- What you should do: Retype the opening lines of the listing below, ending with the line that contains "izq_ext_val = [-6.15, -6.8, -7.1, -7.95]", and leave out any pictures.

- Given information:
::::::::

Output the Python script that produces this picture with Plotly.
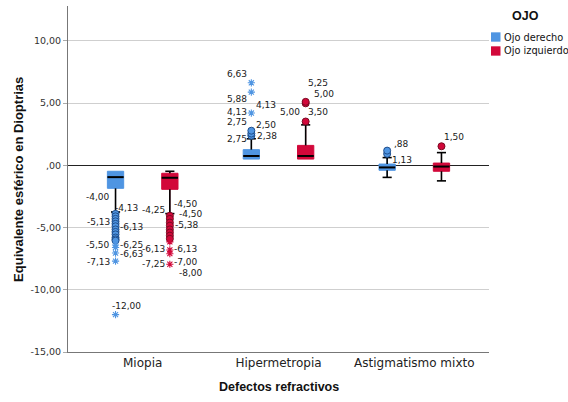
import plotly.graph_objects as go

# ---------------- data ----------------
categories = ["Miopia", "Hipermetropia", "Astigmatismo mixto"]
y_tick_vals = [-15, -10, -5, 0, 5, 10]
y_tick_text = ["-15,00", "-10,00", "-5,00", ",00", "5,00", "10,00"]

# Ojo derecho (right eye)
der_q1 = [-1.85, 0.50, -0.40]
der_median = [-0.95, 0.75, -0.17]
der_q3 = [-0.48, 1.26, 0.10]
der_lower = [-3.75, 0.50, -0.97]
der_upper = [-0.48, 2.13, 0.62]
der_out_cat = [0] * 12 + [1, 1, 1] + [2, 2]
der_out_val = [-3.9, -4.1, -4.3, -4.5, -4.7, -4.9, -5.15, -5.35, -5.55, -5.8, -5.95, -6.05,
               2.38, 2.55, 2.78, 0.92, 1.18]
der_ext_cat = [0, 0, 0, 0, 0, 1, 1, 1]
der_ext_val = [-6.4, -6.6, -7.05, -7.7, -12.0, 4.2, 5.88, 6.63]

# Ojo izquierdo (left eye)
izq_q1 = [-1.93, 0.50, -0.48]
izq_median = [-1.00, 0.75, -0.10]
izq_q3 = [-0.64, 1.60, 0.18]
izq_lower = [-3.88, 0.50, -1.25]
izq_upper = [-0.48, 3.25, 1.02]
izq_out_cat = [0] * 8 + [1, 1, 1] + [2]
izq_out_val = [-4.05, -4.3, -4.6, -4.85, -5.15, -5.4, -5.65, -5.9,
               3.52, 4.98, 5.1, 1.53]
izq_ext_cat = [0, 0, 0, 0]
izq_ext_val = [-6.15, -6.8, -7.1, -7.95]

# outlier case labels (text, x in axis units, y in axis units, side)
label_text = ["-4,00", "-4,13", "-5,13", "-6,13", "-5,50", "-6,25", "-6,63", "-7,13", "-12,00",
              "-4,50", "-4,25", "-4,50", "-5,38", "-6,13", "-6,13", "-7,25", "-7,00", "-8,00",
              "6,63", "5,88", "4,13", "4,13", "2,75", "2,50", "2,75", "2,38",
              "5,25", "5,00", "5,00", "3,50",
              ",88", "1,13", "1,50"]
label_x = [-0.225, -0.219, -0.225, -0.179, -0.225, -0.179, -0.182, -0.225, -0.238,
           0.217, 0.182, 0.253, 0.226, 0.182, 0.219, 0.182, 0.219, 0.253,
           0.780, 0.780, 0.816, 0.780, 0.780, 0.816, 0.780, 0.829,
           1.200, 1.248, 1.175, 1.200,
           1.836, 1.822, 2.204]
label_y = [-2.52, -3.41, -4.53, -4.98, -6.40, -6.40, -7.15, -7.79, -11.28,
           -3.11, -3.59, -3.91, -4.80, -6.75, -6.75, -7.93, -7.75, -8.63,
           7.34, 5.30, 4.84, 4.26, 3.50, 3.24, 2.09, 2.35,
           6.59, 5.70, 4.31, 4.31,
           1.71, 0.43, 2.30]
label_side = ["r", "l", "r", "l", "r", "l", "l", "r", "l",
              "l", "r", "l", "l", "r", "l", "r", "l", "l",
              "r", "r", "l", "r", "r", "l", "r", "l",
              "l", "l", "r", "l",
              "l", "l", "l"]

series_names = ["Ojo derecho", "Ojo izquierdo"]

# ---------------- style ----------------
BLUE = "#4F95E2"
RED = "#D2083A"
BLUE_EDGE = "#1F4E8C"
RED_EDGE = "#7A0A22"
OFFSET = 0.2
BOX_W = 0.12
FONT = "DejaVu Sans, Verdana, sans-serif"
BFONT = "Liberation Sans, Arial, sans-serif"

fig = go.Figure()

def add_series(q1, med, q3, lo, hi, oc, ov, ec, ev, color, edge, off):
    xs = [i + off for i in range(len(categories))]
    fig.add_trace(go.Box(
        x=xs, q1=q1, median=med, q3=q3, lowerfence=lo, upperfence=hi,
        fillcolor=color, line=dict(color=color, width=1), width=BOX_W,
        whiskerwidth=0, boxpoints=False, showlegend=False, hoverinfo="skip"))
    # black whiskers, caps and median
    lx, ly = [], []
    cap = BOX_W * 0.28
    for x, a, m, b, l, h in zip(xs, q1, med, q3, lo, hi):
        lx += [x, x, None, x, x, None]
        ly += [b, h, None, a, l, None]
        if h > b + 0.05:
            lx += [x - cap, x + cap, None]
            ly += [h, h, None]
        if l < a - 0.05:
            lx += [x - cap, x + cap, None]
            ly += [l, l, None]
    fig.add_trace(go.Scatter(x=lx, y=ly, mode="lines",
                             line=dict(color="black", width=1.6),
                             showlegend=False, hoverinfo="skip"))
    mx, my = [], []
    for x, m in zip(xs, med):
        mx += [x - BOX_W / 2, x + BOX_W / 2, None]
        my += [m, m, None]
    fig.add_trace(go.Scatter(x=mx, y=my, mode="lines",
                             line=dict(color="black", width=2),
                             showlegend=False, hoverinfo="skip"))
    fig.add_trace(go.Scatter(
        x=[c + off for c in oc], y=ov, mode="markers",
        marker=dict(symbol="circle", size=7, color=color,
                    line=dict(color=edge, width=1)),
        showlegend=False, hoverinfo="skip"))
    fig.add_trace(go.Scatter(
        x=[c + off for c in ec], y=ev, mode="markers",
        marker=dict(symbol="asterisk-open", size=6, color=color,
                    line=dict(color=color, width=1.1)),
        showlegend=False, hoverinfo="skip"))

add_series(der_q1, der_median, der_q3, der_lower, der_upper,
           der_out_cat, der_out_val, der_ext_cat, der_ext_val, BLUE, BLUE_EDGE, -OFFSET)
add_series(izq_q1, izq_median, izq_q3, izq_lower, izq_upper,
           izq_out_cat, izq_out_val, izq_ext_cat, izq_ext_val, RED, RED_EDGE, OFFSET)

annotations = []
for t, x, y, s in zip(label_text, label_x, label_y, label_side):
    annotations.append(dict(
        x=x, y=y, xref="x", yref="y", text=t, showarrow=False,
        xanchor="right" if s == "r" else "left", yanchor="middle",
        font=dict(family=FONT, size=9, color="#1a1a1a")))

# axis titles
annotations.append(dict(x=0.5, y=-0.101, xref="paper", yref="paper",
                        text="<b>Defectos refractivos</b>", showarrow=False,
                        xanchor="center", yanchor="middle",
                        font=dict(family=BFONT, size=12.5, color="#111")))
annotations.append(dict(x=-0.119, y=0.5, xref="paper", yref="paper",
                        text="<b>Equivalente esférico en Dioptrias</b>", showarrow=False,
                        textangle=-90, xanchor="center", yanchor="middle",
                        font=dict(family=BFONT, size=13, color="#111")))
# legend (custom)
annotations.append(dict(x=1.087, y=0.972, xref="paper", yref="paper",
                        text="<b>OJO</b>", showarrow=False,
                        xanchor="center", yanchor="middle",
                        font=dict(family=BFONT, size=12.5, color="#111")))
shapes = []
legend_colors = [BLUE, RED]
legend_y = [0.9104, 0.870]
for name, col, yc in zip(series_names, legend_colors, legend_y):
    shapes.append(dict(type="rect", xref="paper", yref="paper",
                       x0=1.0048, x1=1.0273, y0=yc - 0.0135, y1=yc + 0.0135,
                       fillcolor=col, line=dict(width=0)))
    annotations.append(dict(x=1.030, y=yc, xref="paper", yref="paper",
                            text=name, showarrow=False,
                            xanchor="left", yanchor="middle",
                            font=dict(family=FONT, size=9.8, color="#111")))

fig.update_layout(
    width=568, height=402,
    margin=dict(l=68, r=79, t=6, b=50),
    paper_bgcolor="white", plot_bgcolor="white",
    showlegend=False,
    annotations=annotations, shapes=shapes,
    xaxis=dict(range=[-0.55, 2.55], tickvals=[0, 1, 2], ticktext=categories,
               showgrid=False, zeroline=False, showline=True,
               linecolor="#777", linewidth=1, ticks="",
               tickfont=dict(family=FONT, size=12, color="#222")),
    yaxis=dict(range=[-15, 12.8], tickvals=y_tick_vals, ticktext=y_tick_text,
               showgrid=True, gridcolor="#cfcfcf", gridwidth=1,
               zeroline=True, zerolinecolor="#222", zerolinewidth=1.2,
               showline=True, linecolor="#777", linewidth=1,
               ticks="outside", ticklen=4, tickcolor="#aaa",
               tickfont=dict(family=FONT, size=9.5, color="#333")),
)

fig.write_html("out.html", config={"displayModeBar": False},
               post_script="document.body.style.margin='0';")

::::::::

- Written solution:
Output the Python script that produces this picture with Plotly.
import plotly.graph_objects as go

# ---------------- data ----------------
categories = ["Miopia", "Hipermetropia", "Astigmatismo mixto"]
y_tick_vals = [-15, -10, -5, 0, 5, 10]
y_tick_text = ["-15,00", "-10,00", "-5,00", ",00", "5,00", "10,00"]

# Ojo derecho (right eye)
der_q1 = [-1.85, 0.50, -0.40]
der_median = [-0.95, 0.75, -0.17]
der_q3 = [-0.48, 1.26, 0.10]
der_lower = [-3.75, 0.50, -0.97]
der_upper = [-0.48, 2.13, 0.62]
der_out_cat = [0] * 12 + [1, 1, 1] + [2, 2]
der_out_val = [-3.9, -4.1, -4.3, -4.5, -4.7, -4.9, -5.15, -5.35, -5.55, -5.8, -5.95, -6.05,
               2.38, 2.55, 2.78, 0.92, 1.18]
der_ext_cat = [0, 0, 0, 0, 0, 1, 1, 1]
der_ext_val = [-6.4, -6.6, -7.05, -7.7, -12.0, 4.2, 5.88, 6.63]

# Ojo izquierdo (left eye)
izq_q1 = [-1.93, 0.50, -0.48]
izq_median = [-1.00, 0.75, -0.10]
izq_q3 = [-0.64, 1.60, 0.18]
izq_lower = [-3.88, 0.50, -1.25]
izq_upper = [-0.48, 3.25, 1.02]
izq_out_cat = [0] * 8 + [1, 1, 1] + [2]
izq_out_val = [-4.05, -4.3, -4.6, -4.85, -5.15, -5.4, -5.65, -5.9,
               3.52, 4.98, 5.1, 1.53]
izq_ext_cat = [0, 0, 0, 0]
izq_ext_val = [-6.15, -6.8, -7.1, -7.95]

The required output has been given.